He’s one of our Stand by Me kids. He lives in Bekoji in Ethiopia and is a happy bright boy, but things weren’t always this way.
When he was just three years old he lost both his parents and was taken in and cared for by a kind neighbour. Living in a mud hut, caring for Zegeye and three other children was tough for the neighbour as her income was not enough to feed her family.
Zegeye became a shepherd boy to help earn some money and walked for miles each day, barefoot with his feet often cut and bruised. His story is common in Ethiopia as parents are dependent on their children to raise income, often through manual labour. Their children’s time is considered too valuable to be spent at school.
Free from child labour
Zegeye was also living with HIV - another obstacle in the way of his future and education. Like many others with life threatening illnesses, he was living without access to healthcare or adequate food and becoming too sick to attend school. We realised that providing an education for children who were dying from HIV was not enough and that we needed to do something.
With the help of medical teams from the UK, we started a medical programme for our children and their parents to receive treatment, counselling and regular nourishing food. We are giving our children everything they need to fight infections, cope with their medication and attend school regularly.
We are Zegeye's Proud Parents
In 2014 we welcomed Zegeye into our Bekoji Children’s Village as his neighbour felt that with us, he would receive the best care possible in a strong family environment. He’s now living with his new family of 20 orphaned and abandoned children, receiving the 24 hour loving care and attention he needs to thrive.
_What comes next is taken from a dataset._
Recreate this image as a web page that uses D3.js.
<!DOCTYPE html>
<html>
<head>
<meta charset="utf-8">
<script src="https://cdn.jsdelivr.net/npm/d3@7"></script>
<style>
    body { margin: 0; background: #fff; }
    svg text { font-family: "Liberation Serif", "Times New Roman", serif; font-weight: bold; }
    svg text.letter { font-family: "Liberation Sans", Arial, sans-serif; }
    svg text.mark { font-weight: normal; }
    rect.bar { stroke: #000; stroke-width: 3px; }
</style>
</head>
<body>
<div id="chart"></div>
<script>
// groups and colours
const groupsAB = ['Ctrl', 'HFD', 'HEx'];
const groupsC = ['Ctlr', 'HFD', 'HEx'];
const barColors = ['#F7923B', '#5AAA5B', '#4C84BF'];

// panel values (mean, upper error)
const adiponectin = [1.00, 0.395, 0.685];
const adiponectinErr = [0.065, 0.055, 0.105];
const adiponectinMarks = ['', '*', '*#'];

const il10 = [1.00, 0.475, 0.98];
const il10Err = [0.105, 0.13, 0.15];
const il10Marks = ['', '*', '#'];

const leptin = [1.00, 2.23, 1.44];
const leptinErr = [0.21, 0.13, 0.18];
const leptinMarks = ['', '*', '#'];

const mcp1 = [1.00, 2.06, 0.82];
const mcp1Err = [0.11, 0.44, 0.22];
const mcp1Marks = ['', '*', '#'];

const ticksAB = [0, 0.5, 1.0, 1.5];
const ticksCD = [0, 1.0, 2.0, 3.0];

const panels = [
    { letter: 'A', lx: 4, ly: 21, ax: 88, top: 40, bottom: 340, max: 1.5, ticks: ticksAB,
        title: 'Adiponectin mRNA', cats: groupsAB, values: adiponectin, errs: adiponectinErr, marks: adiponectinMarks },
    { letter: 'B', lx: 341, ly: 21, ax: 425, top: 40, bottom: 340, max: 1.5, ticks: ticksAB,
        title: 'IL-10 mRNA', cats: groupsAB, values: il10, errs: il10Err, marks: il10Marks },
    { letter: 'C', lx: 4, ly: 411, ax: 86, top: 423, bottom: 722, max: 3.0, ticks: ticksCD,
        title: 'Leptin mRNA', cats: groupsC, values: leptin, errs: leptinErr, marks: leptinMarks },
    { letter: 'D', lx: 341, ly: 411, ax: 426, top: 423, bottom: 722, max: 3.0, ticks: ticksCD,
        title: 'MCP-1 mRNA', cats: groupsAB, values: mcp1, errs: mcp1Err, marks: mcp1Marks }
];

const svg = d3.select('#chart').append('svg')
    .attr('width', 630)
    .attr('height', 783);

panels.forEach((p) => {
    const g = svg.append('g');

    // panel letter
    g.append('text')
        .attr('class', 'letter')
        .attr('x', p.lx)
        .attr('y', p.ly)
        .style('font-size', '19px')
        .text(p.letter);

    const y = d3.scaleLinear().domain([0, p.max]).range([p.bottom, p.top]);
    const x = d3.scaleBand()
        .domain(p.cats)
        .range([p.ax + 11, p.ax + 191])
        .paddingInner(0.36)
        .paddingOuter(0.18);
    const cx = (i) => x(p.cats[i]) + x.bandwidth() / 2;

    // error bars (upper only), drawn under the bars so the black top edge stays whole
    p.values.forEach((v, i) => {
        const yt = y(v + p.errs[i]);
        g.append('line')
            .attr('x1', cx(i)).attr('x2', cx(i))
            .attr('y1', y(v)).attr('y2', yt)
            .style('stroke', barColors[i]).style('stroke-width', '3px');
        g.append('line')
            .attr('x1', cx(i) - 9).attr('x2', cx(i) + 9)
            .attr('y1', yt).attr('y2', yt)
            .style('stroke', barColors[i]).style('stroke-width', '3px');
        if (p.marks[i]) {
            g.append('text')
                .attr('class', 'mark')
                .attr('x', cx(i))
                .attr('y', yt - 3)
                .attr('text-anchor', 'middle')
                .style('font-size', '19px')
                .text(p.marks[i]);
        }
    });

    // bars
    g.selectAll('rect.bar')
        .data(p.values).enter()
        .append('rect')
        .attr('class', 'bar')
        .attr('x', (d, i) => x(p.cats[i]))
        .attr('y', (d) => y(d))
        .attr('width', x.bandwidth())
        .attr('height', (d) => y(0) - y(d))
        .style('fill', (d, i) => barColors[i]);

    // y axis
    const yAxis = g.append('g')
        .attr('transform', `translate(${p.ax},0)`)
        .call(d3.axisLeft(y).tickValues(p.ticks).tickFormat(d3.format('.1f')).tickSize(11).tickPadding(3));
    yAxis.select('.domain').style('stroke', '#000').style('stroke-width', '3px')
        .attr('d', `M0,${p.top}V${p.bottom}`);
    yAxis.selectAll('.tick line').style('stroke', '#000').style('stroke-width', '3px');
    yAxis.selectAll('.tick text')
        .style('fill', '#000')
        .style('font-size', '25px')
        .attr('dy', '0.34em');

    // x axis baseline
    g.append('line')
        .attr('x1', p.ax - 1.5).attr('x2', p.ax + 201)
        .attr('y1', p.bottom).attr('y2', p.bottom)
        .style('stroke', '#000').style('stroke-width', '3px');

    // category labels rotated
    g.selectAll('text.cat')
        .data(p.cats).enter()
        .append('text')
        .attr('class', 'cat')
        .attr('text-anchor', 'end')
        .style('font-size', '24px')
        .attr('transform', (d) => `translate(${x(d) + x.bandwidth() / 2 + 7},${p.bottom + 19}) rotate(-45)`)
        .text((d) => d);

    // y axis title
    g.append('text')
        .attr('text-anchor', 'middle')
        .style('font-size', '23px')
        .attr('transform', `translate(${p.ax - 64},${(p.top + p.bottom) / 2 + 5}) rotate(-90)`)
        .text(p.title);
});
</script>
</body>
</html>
Zegeye’s personal circumstances meant that he needed care unique to his situation – this child-centred care is at the heart of what we do as we recognise that every child is individual and so are their needs. Through caring relationships with his house parents and teachers, Zegeye experiences God's love, giving him a reason for hope. Today he is happy and healthy, and his future aspiration is to become a doctor so that he can help others in need.